Blending visual and performing arts, Melt (in progress) was performed by 3 dancers perched on small seats affixed to the wall and wrapped in sculptural beeswax and lanolin costumes that slowly melted away illustrating the transformation of the ephemeral body into light.


The only artist to stage a performance unaffiliated with an exhibition in Black & White Gallery's outdoor project space, Noémie Lafrance's work challenges conventions of dance, which commonly favor bodies moving in isolation from their surroundings. Her site-specific choreography forcefully engages with the formal and psychological particularities of architecture. Presented on two evenings, her work in progress, Melt, tethered three female dancers to the back wall of the Williamsburg space, their bodies covered in a combination of bees wax and synthetic lanolin.
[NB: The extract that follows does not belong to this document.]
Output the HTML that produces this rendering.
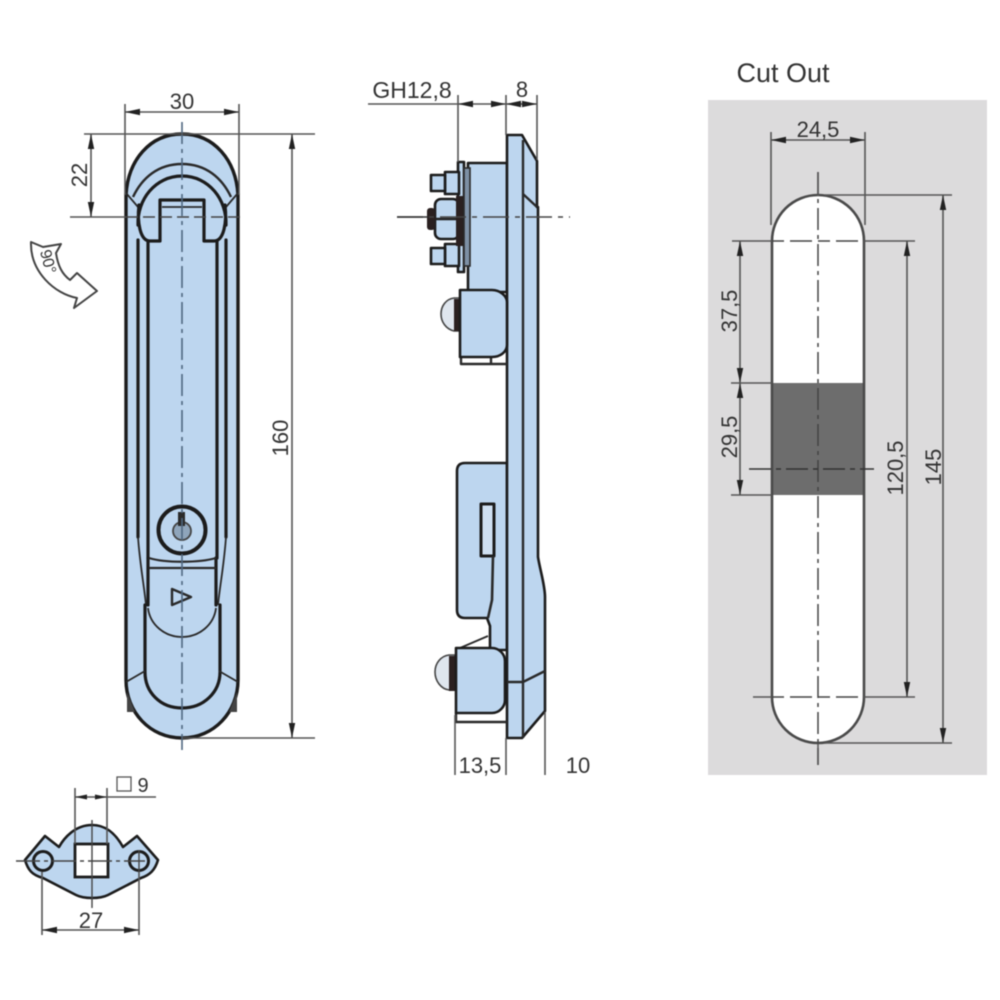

As they performed a 15-minute piece, the wax melted under the heat emitted by the intense lighting, giving the impression that the bodies would disappear completely over time. "The piece was about bodies transforming into light," said Lafrance. "I wanted to have dancers attached to the wall as if for eternity in this dead-end space. It has no exit except for the sky, which kind of opens a lid on the space, and walking, you can't go anywhere, but you can fly—or evaporate." The performance was visually unforgettable, and it generated a significant amount of interest in Lafrance, who went on to choreograph Noir, staged in a parking garage in conjunction with the 2004 Whitney Biennial, among other celebrated works. She most recently presented Rapture on the facade of the Frank Ghery-designed Fischer Center for the Performing Arts at Bard College, and she is currently searching for a venue where she can realize a larger, complete version of Melt.